The bankruptcy court stated:
"Most importantly, it was inconsistent to have stated in the Kerst letter that the Van Wagner note would be retained in full satisfaction of the debt, and then two sentences later demand full payment by the debtor on the outstanding note he owed to the Smiths. If the Smiths were retaining the Van Wagner note in full satisfaction, then the debtor need not have made any more payments on his outstanding debt to the Smiths, and the demand for full payment could certainly be viewed as an ambiguity as to the Smith's intentions. Further, while it might not be necessary to use the magic words 'foreclosure' or 'retain in full satisfaction of the indebtedness' the intent to retain must be such that a reasonable person would understand that intent, and it must be clearly manifested by the secured creditor. [Cite omitted.] The court does not believe that such a clear intent was manifested by the Smiths and consequently, there was no foreclosure pursuant to § 4--9--505(2), as its notice requirements have not been complied with." In re Leeling, 129 Bankr. 637, 16 U.C.C. Rep. Serv. at 272.

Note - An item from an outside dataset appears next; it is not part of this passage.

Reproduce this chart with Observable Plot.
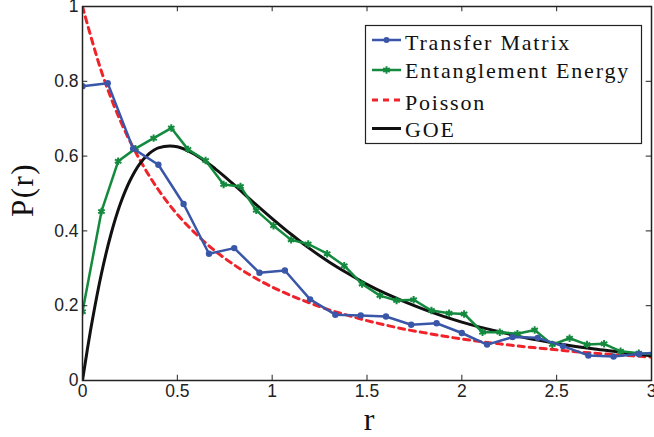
<!DOCTYPE html>
<html><head><meta charset="utf-8">
<script src="https://cdn.jsdelivr.net/npm/d3@7"></script>
<script src="https://cdn.jsdelivr.net/npm/@observablehq/plot@0.6"></script>
<style>body{margin:0;background:#fff}</style>
</head><body><div id="chart"></div>
<script>
// Transfer Matrix
const tmR = [0, 0.133, 0.267, 0.4, 0.533, 0.667, 0.8, 0.933, 1.067, 1.2, 1.333, 1.467, 1.6, 1.733, 1.867, 2.0, 2.133, 2.267, 2.4, 2.533, 2.667, 2.8, 2.933, 3.067];
const tmP = [0.787, 0.795, 0.62, 0.577, 0.472, 0.339, 0.354, 0.288, 0.294, 0.217, 0.176, 0.174, 0.171, 0.149, 0.153, 0.127, 0.096, 0.116, 0.114, 0.092, 0.067, 0.064, 0.071, 0.076];
// Entanglement Energy
const eeR = [0, 0.1, 0.188, 0.279, 0.375, 0.468, 0.556, 0.649, 0.744, 0.833, 0.916, 1.007, 1.10, 1.19, 1.29, 1.38, 1.474, 1.568, 1.656, 1.746, 1.84, 1.933, 2.012, 2.109, 2.2, 2.293, 2.384, 2.477, 2.568, 2.66, 2.75, 2.837, 2.933, 3.025];
const eeP = [0.184, 0.452, 0.586, 0.62, 0.648, 0.675, 0.618, 0.588, 0.524, 0.519, 0.455, 0.414, 0.376, 0.365, 0.339, 0.307, 0.258, 0.227, 0.214, 0.216, 0.187, 0.18, 0.178, 0.129, 0.129, 0.125, 0.135, 0.096, 0.113, 0.096, 0.098, 0.078, 0.073, 0.070];
// Poisson curve (read)
const poR = [0, 0.1, 0.2, 0.3, 0.4, 0.5, 0.6, 0.7, 0.8, 0.9, 1.0, 1.1, 1.2, 1.3, 1.4, 1.5, 1.6, 1.7, 1.8, 1.9, 2.0, 2.1, 2.2, 2.3, 2.4, 2.5, 2.6, 2.7, 2.8, 2.9, 3.0];
const poP = [1, 0.826, 0.694, 0.592, 0.510, 0.444, 0.391, 0.346, 0.309, 0.277, 0.25, 0.227, 0.207, 0.189, 0.174, 0.16, 0.148, 0.137, 0.128, 0.119, 0.111, 0.104, 0.098, 0.092, 0.087, 0.082, 0.077, 0.073, 0.069, 0.066, 0.0625];
// GOE curve (read)
const goR = [0, 0.025, 0.05, 0.1, 0.15, 0.2, 0.25, 0.3, 0.35, 0.4, 0.5, 0.6, 0.7, 0.8, 0.9, 1.0, 1.1, 1.2, 1.3, 1.4, 1.5, 1.6, 1.7, 1.8, 1.9, 2.0, 2.1, 2.2, 2.3, 2.4, 2.5, 2.6, 2.7, 2.8, 2.9, 3.0];
const goP = [0, 0.081, 0.156, 0.286, 0.391, 0.473, 0.534, 0.578, 0.606, 0.622, 0.625, 0.602, 0.566, 0.523, 0.477, 0.433, 0.391, 0.352, 0.317, 0.286, 0.257, 0.232, 0.210, 0.190, 0.172, 0.156, 0.142, 0.130, 0.118, 0.108, 0.099, 0.091, 0.084, 0.078, 0.072, 0.066];

const xTicks = [0, 0.5, 1, 1.5, 2, 2.5, 3];
const yTicks = [0, 0.2, 0.4, 0.6, 0.8, 1];
const seriesNames = ["Transfer Matrix", "Entanglement Energy", "Poisson", "GOE"];
const colors = ["#3a56a8", "#138a3e", "#f0232a", "#111111"];

const tm = tmR.map((r, i) => ({r, p: tmP[i]}));
const ee = eeR.map((r, i) => ({r, p: eeP[i]}));
const po = poR.map((r, i) => ({r, p: poP[i]}));
const go = goR.map((r, i) => ({r, p: goP[i]}));

const chart = Plot.plot({
  width: 654, height: 437,
  marginLeft: 82, marginRight: 3, marginTop: 6, marginBottom: 57,
  x: {domain: [0, 3]},
  y: {domain: [0, 1]},
  style: {fontFamily: "'Liberation Sans', Arial, sans-serif", background: "white"},
  marks: [
    Plot.line(po, {x: "r", y: "p", stroke: colors[2], strokeWidth: 3, strokeDasharray: "6,5", curve: "catmull-rom", clip: true}),
    Plot.line(go, {x: "r", y: "p", stroke: colors[3], strokeWidth: 3, curve: "catmull-rom", clip: true}),
    Plot.line(ee, {x: "r", y: "p", stroke: colors[1], strokeWidth: 2.5, clip: true}),
    Plot.dot(ee, {x: "r", y: "p", stroke: colors[1], symbol: "asterisk", r: 3.5, strokeWidth: 2, clip: true}),
    Plot.line(tm, {x: "r", y: "p", stroke: colors[0], strokeWidth: 2.5, clip: true}),
    Plot.dot(tm, {x: "r", y: "p", fill: colors[0], r: 3.2, clip: true}),
    Plot.frame({stroke: "#222", strokeWidth: 1.5}),
    Plot.ruleX(xTicks, {x: d => d, y1: 0, y2: 0.014, stroke: "#222"}),
    Plot.ruleX(xTicks, {x: d => d, y1: 1, y2: 0.986, stroke: "#222"}),
    Plot.ruleY(yTicks, {y: d => d, x1: 0, x2: 0.028, stroke: "#222"}),
    Plot.ruleY(yTicks, {y: d => d, x1: 3, x2: 2.972, stroke: "#222"}),
    Plot.axisX(xTicks, {tickSize: 0, tickPadding: 4, fontSize: 17.5, fill: "#222", tickFormat: d => String(d), label: null}),
    Plot.axisY(yTicks, {tickSize: 0, tickPadding: 4, fontSize: 17.5, fill: "#222", tickFormat: d => String(d), label: null})
  ]
});
document.getElementById("chart").appendChild(chart);

const svg = d3.select(chart);
const serif = "'Liberation Serif', 'DejaVu Serif', serif";
svg.append("text").attr("x", 369).attr("y", 430).attr("text-anchor", "middle")
  .style("font-family", serif).style("font-size", "32px").attr("fill", "#111").text("r");
svg.append("text").attr("transform", "translate(33,190) rotate(-90)").attr("text-anchor", "middle")
  .style("font-family", serif).style("font-size", "31px").style("letter-spacing", "1.5px").attr("fill", "#111").text("P(r)");

const lg = svg.append("g");
lg.append("rect").attr("x", 365.5).attr("y", 25.5).attr("width", 276).attr("height", 118)
  .attr("fill", "white").attr("stroke", "#222").attr("stroke-width", 1.2);
const lineY = [40, 70, 100, 128.5];
const baseY = [49.5, 78, 109.5, 137];
seriesNames.forEach((name, i) => {
  const g = lg.append("g");
  const ln = g.append("line").attr("x1", 372).attr("x2", 401).attr("y1", lineY[i]).attr("y2", lineY[i])
    .attr("stroke", colors[i]).attr("stroke-width", i >= 2 ? 3 : 2.5);
  if (i === 2) ln.attr("stroke-dasharray", "6,5");
  if (i === 0) g.append("circle").attr("cx", 386.5).attr("cy", lineY[i]).attr("r", 3).attr("fill", colors[i]);
  if (i === 1) g.append("path").attr("d", d3.symbol(d3.symbolAsterisk, 40)()).attr("transform", `translate(386.5,${lineY[i]})`)
    .attr("stroke", colors[i]).attr("stroke-width", 2).attr("fill", "none");
  g.append("text").attr("x", 405).attr("y", baseY[i]).attr("text-anchor", "start")
    .style("font-family", serif).style("font-size", "22px").style("letter-spacing", "1.8px")
    .attr("fill", "#111").text(name);
});
</script>
</body></html>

Another helpful case is In re Alcom America Corporation, 154 Bankr. at 113, where the notice was insufficient because it demanded payment of all amounts due, which was inconsistent with a strict foreclosure. A telex was sent indicating that the debtor had defaulted under the security agreement and that the bank was enforcing its security interest under the Uniform Commercial Code, then demanded payment of all amounts due. In re Alcom America Corporation, 154 Bankr. at 113.
Similarly, in this case, the notice did not comply with section 505(2) as a matter of law because it did not clearly and explicitly inform plaintiff that defendant was retaining the automobile in full satisfaction of the debt. Therefore, the complaint adequately stated a valid cause of action.
Based on the foregoing, we reverse the circuit court judgment and remand this cause for further proceedings.
Wolfson, P.J., and Burke, J., concur.